From that lovely first sequence on, our faith is in Jackie. The tension of the scene in her darkened living room as she and Ordell discuss trust and betrayal is broken almost to the point of exuberance as she pulls a gun (which she stole from Max’s car) on Ordell before he can do the same. How she turns the tables and brings the full Foxy Brown on her shocked employer, yet effortlessly cools down and proposes a deal to his dumbfounded acquiescence, is the performance that is pure truth, devoid of the act and costuming she must apply for the rest of her confidence game.

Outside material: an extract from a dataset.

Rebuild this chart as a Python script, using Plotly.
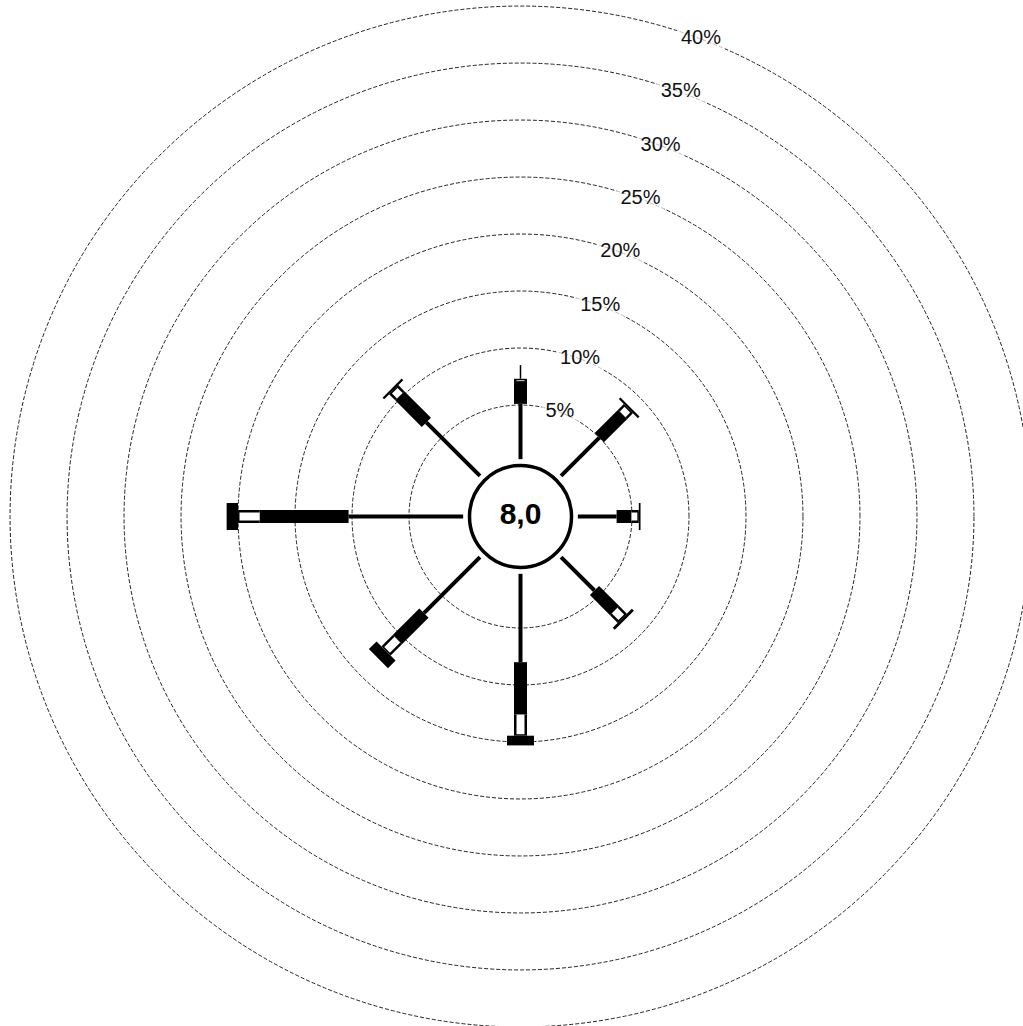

The songs played as Jackie maneuvers her way through the scam speak of the anxiety she confides in Max: of being scared to start over yet again and being tired to do so, of feeling the barriers that age can erect on a woman already burdened by inequality and opportunists waiting to take what they can. In “Street Life,” Randy Crawford sings, “You better not get old…(there’s) a thousand parts to play, until you play your life away.” By the film’s final act, bolstered by her own plan, Max’s help, and a killer black suit, she sets the pieces on the board and begins her strategy, reliant on the knowledge she has gained of each man’s motive and nature to ensure they get their pieces while she keeps hers. We never doubt her ability to remain a complete badass and still keep a sense of humor, as in the scene where she prepares to face Ordell and calms herself down by practicing her facial reactions and whipping out her handgun á la Robert De Niro in Taxi Driver. As in the opening scene, Womack’s “Across 110th Street” ends the film with its lyrics of survival and strong versus weak characters that populate street life, the song now diegetic as Jackie sings along to the radio in her car, having finally regained control and options in her life. It ends with a hopeful tone that things will get better for her as she begins life anew, but as she sings the lyrics, her eyes reveal that anxiety is still there.